America offers countless DEI programs to reduce racial gaps, which black women appear to do a decent job of taking advantage of. But black men tend to be so self-burdened by criminal records that many fail to exploit modern America’s pro-black bias.
Looking at individual rather than household income on tax returns, Chetty found that in 2014–2015 the median white woman age 31 to 37 made 30 percent more than the median black woman. But white men made well over twice as much as black men.
Much racist antiwhite speech like this tweet is generated by educated black women angry at the black men in their lives for acting like lazy knuckleheads. But they can’t say that, so they rechannel their rage into that politically correct defamation of whites that holds together the Democratic Party’s Coalition of the Margins.
Keep recycling "Noticing" for those too parsimonious and ADHD to read the whole thing
It is amazing how they just make stuff up. Black women face higher risks but not from police. Ignoring this and cutting back on police means more dead black women (and their children) but I guess Kimberley Crenshaw (like BLM( doesn't care about that.
I used to do research on gender and race when I was an academic. I actually compared black women, white women and black men to white men and estimated how their compensation varied with tenure (length of time at a job) and experience (years in the job market). The paper was not a big hit and my coauthor changed the emphasis to get it in a more left journal but can be found here:
https://www.tandfonline.com/doi/abs/10.1080/13504850110097385
What we found (using data from the 1980s) is controlling for education levels (although not majors) and years in the labor market, were that on average
1. Black men earned about 10% less than white men.

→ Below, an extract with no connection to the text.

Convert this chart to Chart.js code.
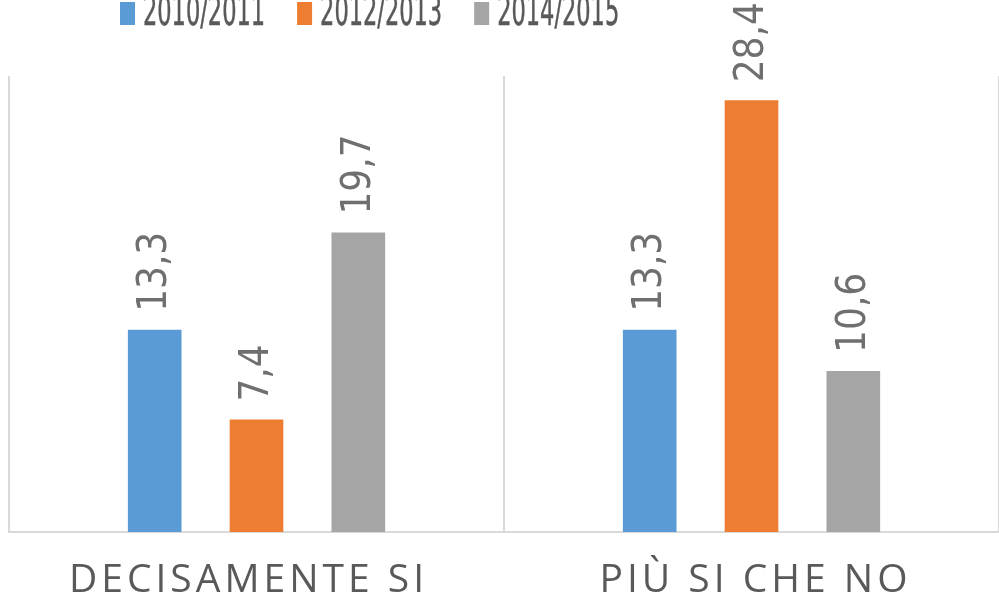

2. White women earned about 30% less then white men
3. Black women earned the same as white women so 30% less than white men.
I didn't have enough data to do hispanics or Asians unfortunately.
It would be interesting to get newer data and see how that changed. I have never seen much evidence of intersectionality in a broad based data set but purportedly there is a new work on STEM workers which shows some. I haven't seen it yet though.